Police have come across a toy in bushland near Kendall during a forensic search to help uncover fresh evidence in the case of missing boy William Tyrrell.

Other bags of evidence were also collected during the first day of a four-week search into the disappearance of the then 3-year-old, who vanished without a trace from his foster grandmother’s yard in 2014, but it is too early to confirm if any of these findings are linked to William.

On Wednesday, about 50 officers from the public order and riot squad spent the day raking through about 600 square metres of bush with picks, hoes and shovels. Sniffer dogs were also deployed in the area.

Police are set to move across the road today but will likely cover a slightly smaller area due to thick and tough terrain.

This new operation, announced on Tuesday, has high hopes of uncovering clues that will give investigators insight into what happened to little William, who hasn’t been seen or heard from since his disappearance on September 12, 2014.

Over four weeks, officers will conduct an extensive search of roughly 3 square kilometres of bushland in Kendall, on the mid-north coast of NSW.
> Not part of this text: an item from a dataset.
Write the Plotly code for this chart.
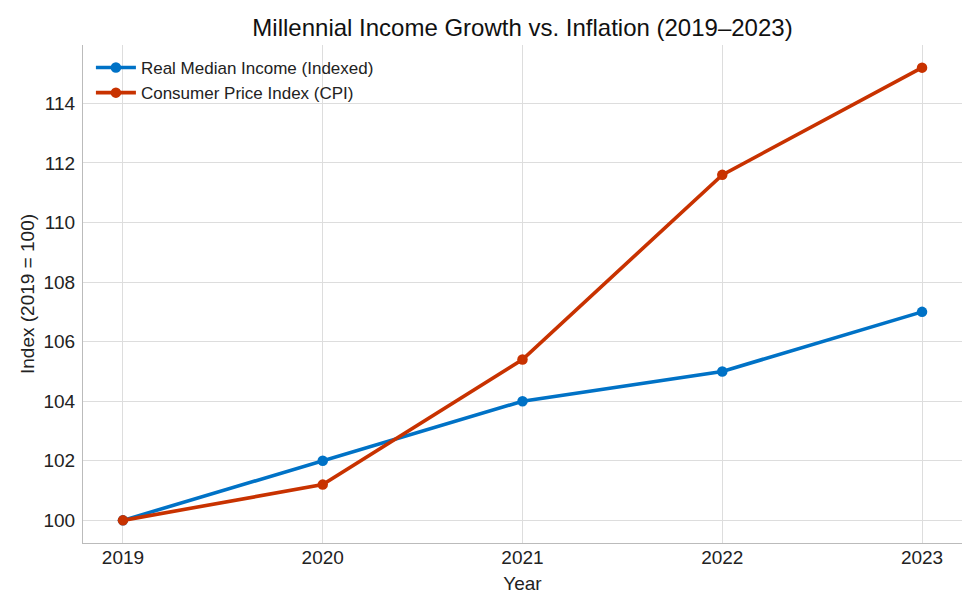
import plotly.graph_objects as go

# Data
years = [2019, 2020, 2021, 2022, 2023]
income_index = [100, 102, 104, 105, 107]
cpi_index = [100, 101.2, 105.4, 111.6, 115.2]
y_ticks = [100, 102, 104, 106, 108, 110, 112, 114]

blue = 'rgb(0,114,198)'
red = 'rgb(200,50,0)'

fig = go.Figure()

fig.add_trace(go.Scatter(x=years, y=income_index, mode='lines+markers',
                         name='Real Median Income (Indexed)',
                         line=dict(color=blue, width=3.6),
                         marker=dict(color=blue, size=10.5)))

fig.add_trace(go.Scatter(x=years, y=cpi_index, mode='lines+markers',
                         name='Consumer Price Index (CPI)',
                         line=dict(color=red, width=3.6),
                         marker=dict(color=red, size=10.5)))

# the page body has an 8px margin, so the figure is a bit smaller than the window
fig.update_layout(
    width=972, height=604,
    margin=dict(l=75, r=18, t=37, b=69),
    paper_bgcolor='white', plot_bgcolor='white',
    font=dict(family='Liberation Sans, Arial, sans-serif', size=19, color='#222'),
    title=dict(text='Millennial Income Growth vs. Inflation (2019–2023)',
               x=0.5, xref='paper', xanchor='center', y=0.967, yanchor='middle',
               font=dict(size=24, color='#111')),
    legend=dict(x=0.009, y=0.99, xanchor='left', yanchor='top',
                bgcolor='rgba(0,0,0,0)', font=dict(size=17, color='#222'),
                itemwidth=40, tracegroupgap=0),
    showlegend=True,
)

fig.update_xaxes(
    range=[2018.8, 2023.2], tickvals=years, ticktext=[str(y) for y in years],
    showgrid=True, gridcolor='#dddddd', gridwidth=1,
    showline=True, linecolor='#bbbbbb', linewidth=1.2, mirror=False,
    ticks='', ticklabelstandoff=-3,
    zeroline=False,
    title=dict(text='Year', font=dict(size=19), standoff=9),
)

fig.update_yaxes(
    range=[99.24, 115.96], tickvals=y_ticks,
    showgrid=True, gridcolor='#dddddd', gridwidth=1,
    showline=True, linecolor='#bbbbbb', linewidth=1.2, mirror=False,
    ticks='outside', ticklen=3, tickcolor='rgba(0,0,0,0)',
    zeroline=False,
    title=dict(text='Index (2019 = 100)', font=dict(size=19), standoff=3),
)

fig.write_html('out.html')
The main difference between this search and the initial search when William first disappeared is the intention behind the operation.

“The initial search, while extensive, was focused only on finding William - a little boy who was lost - and not with a view of deliberate human intervention,” said police in a statement.

Detective Chief Inspector Gary Jubelin has said that the purpose is now on finding definitive evidence that can be used in court to prove that William may have met with foul play.

“Based on the original search and from our investigation it’s reasonable to draw conclusion that William’s disappearance was result of human intervention and not misadventure,” said Detective Jubelin.

“[But] I don’t want this interpreted that the investigation is coming to an end. We are very mindful that it’s over 3.5 years since William disappeared and we haven’t solved the matter. We are going to continue until we do.”

At this stage, police still have hope that William could still be alive and will not lose faith until they find conclusive evidence that his is not. In saying this, Detective Jubelin said they have, “grave, grave fears” for the boy’s wellbeing.

He also believes people do know what happened to William and reiterated the $1 million reward for information leading to his recovery.

The search will resume later this morning.